Treadwell's official Distinguished Service Cross citation reads:

The President of the United States of America, authorized by Act of Congress July 9, 1918, takes pleasure in presenting the Distinguished Service Cross to Second Lieutenant (Infantry) Jack LeMaster Treadwell, United States Army, for extraordinary heroism in connection with military operations against an armed enemy while serving with Company F, 180th Infantry Regiment, 45th Infantry Division, in action against enemy forces on 24 May 1944, near Carano, Italy. When an attack by a superior enemy force threatened the security of his company position, Lieutenant Treadwell, weapons platoon leader of a rifle company, promptly brought the fire of his weapons platoon to bear on the enemy.

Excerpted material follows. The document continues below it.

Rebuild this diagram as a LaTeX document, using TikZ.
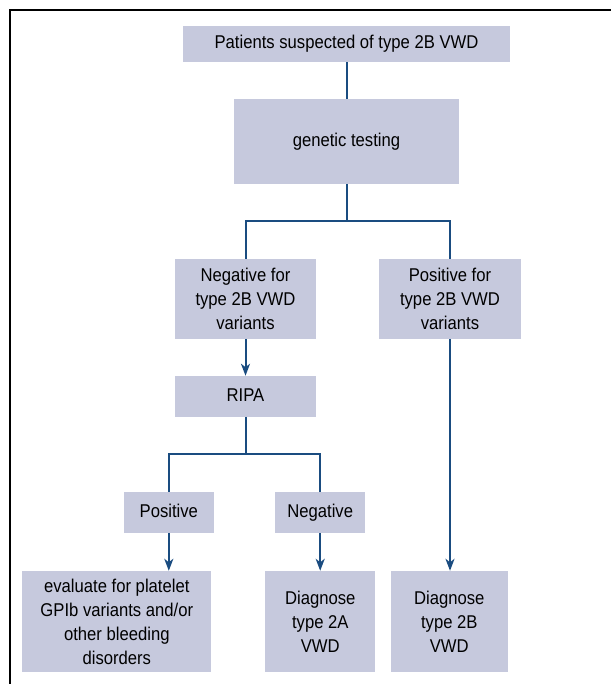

Small groups of enemy under cover of artillery and mortar fire had advanced to within fifty yards of the company position and were beginning to infiltrate through the lines. Lieutenant Treadwell, knowing that two of the rifle platoons were without officers, quickly reorganized them to meet each new thrust of the enemy. Working under heavy fire, Lieutenant Treadwell excellent leadership as he moved from squad to squad over a 400 yard front, controlling the defense of the positions. While directing friendly artillery and mortar fire during this engagement, Lieutenant Treadwell adjusted fire on the enemy positions extremely close to his observation post. Closing with the enemy in fierce hand-to-hand combat, Lieutenant Treadwell inspired his men to a vicious and successful defense of their positions.